Aston Martin DBX launched as brand’s first SUV — looks better than expected

The “SUV” fever in the car industry has affected everything right from tiny hatchbacks all the way to huge luxury SUVs. Manufacturers are jumping on this bandwagon to grab a piece of this ever-growing higher-ground-clearance pie at the cost of killing “regular” car sales. With Bentley, Rolls Royce, Lamborghini and soon Ferrari joining the fray, Aston Martin has thrown its hat in the ring with the Aston Martin DBX, the British brand’s first SUV.  

The DBX, being an Aston, had some pretty big ballet shoes to fill in terms of design. And it did exactly that. The SUV is instantly recognisable as an Aston Martin while flaunting a taller silhouette. It’s not hugely pretty, but it could’ve been much worse. 

The high-riding Aston Martin had left no stone unturned when it comes to its interior. There are full-grain leather seats and Alcantara on the roof. The centre console can be built out of a single piece of wood. Q by Aston Martin, the brand’s personalisation service, helps you spec your DBX in any way you please. 

Powering the Aston DBX is the same 4.0-litre twin-turbocharged V8 from the Vantage and DB11, massaged to produce 542 hp and 700 Nm in this application. A nine-speed automatic transmission routes this power to all wheels using an AWD system that has an electric rear limited-slip differential and an active centre differential. 
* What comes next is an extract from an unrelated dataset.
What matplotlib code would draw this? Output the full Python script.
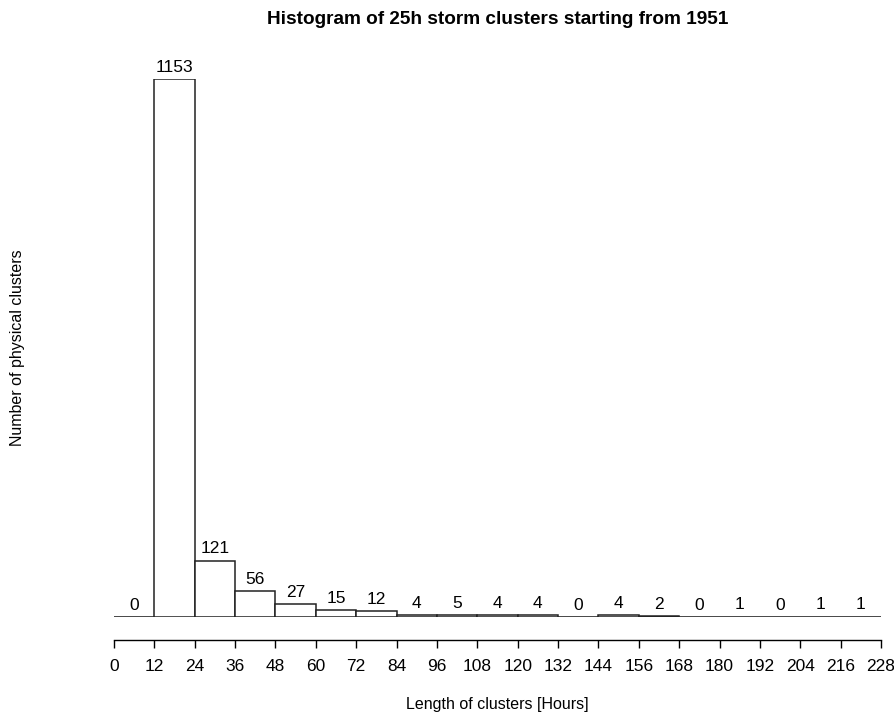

It also gets cylinder deactivation and an active exhaust system. The powertrain of the DBX rushes the 2.2-ton SUV from 0 to 100 kph in 4.5 seconds. 

For those who have pockets deep enough to shell out the amount for this SUV, the DBX is now ready for orders in Western markets with deliveries slated to happen in the latter half of 2020, and probably a bit later for the Middle East. For the early birds, Aston Martin has readied an exclusive 1913 package which will add unique badges and plaques. You will also get your very vehicle inspected by Andy Palmer, the CEO of Aston Martin, for whatever reason.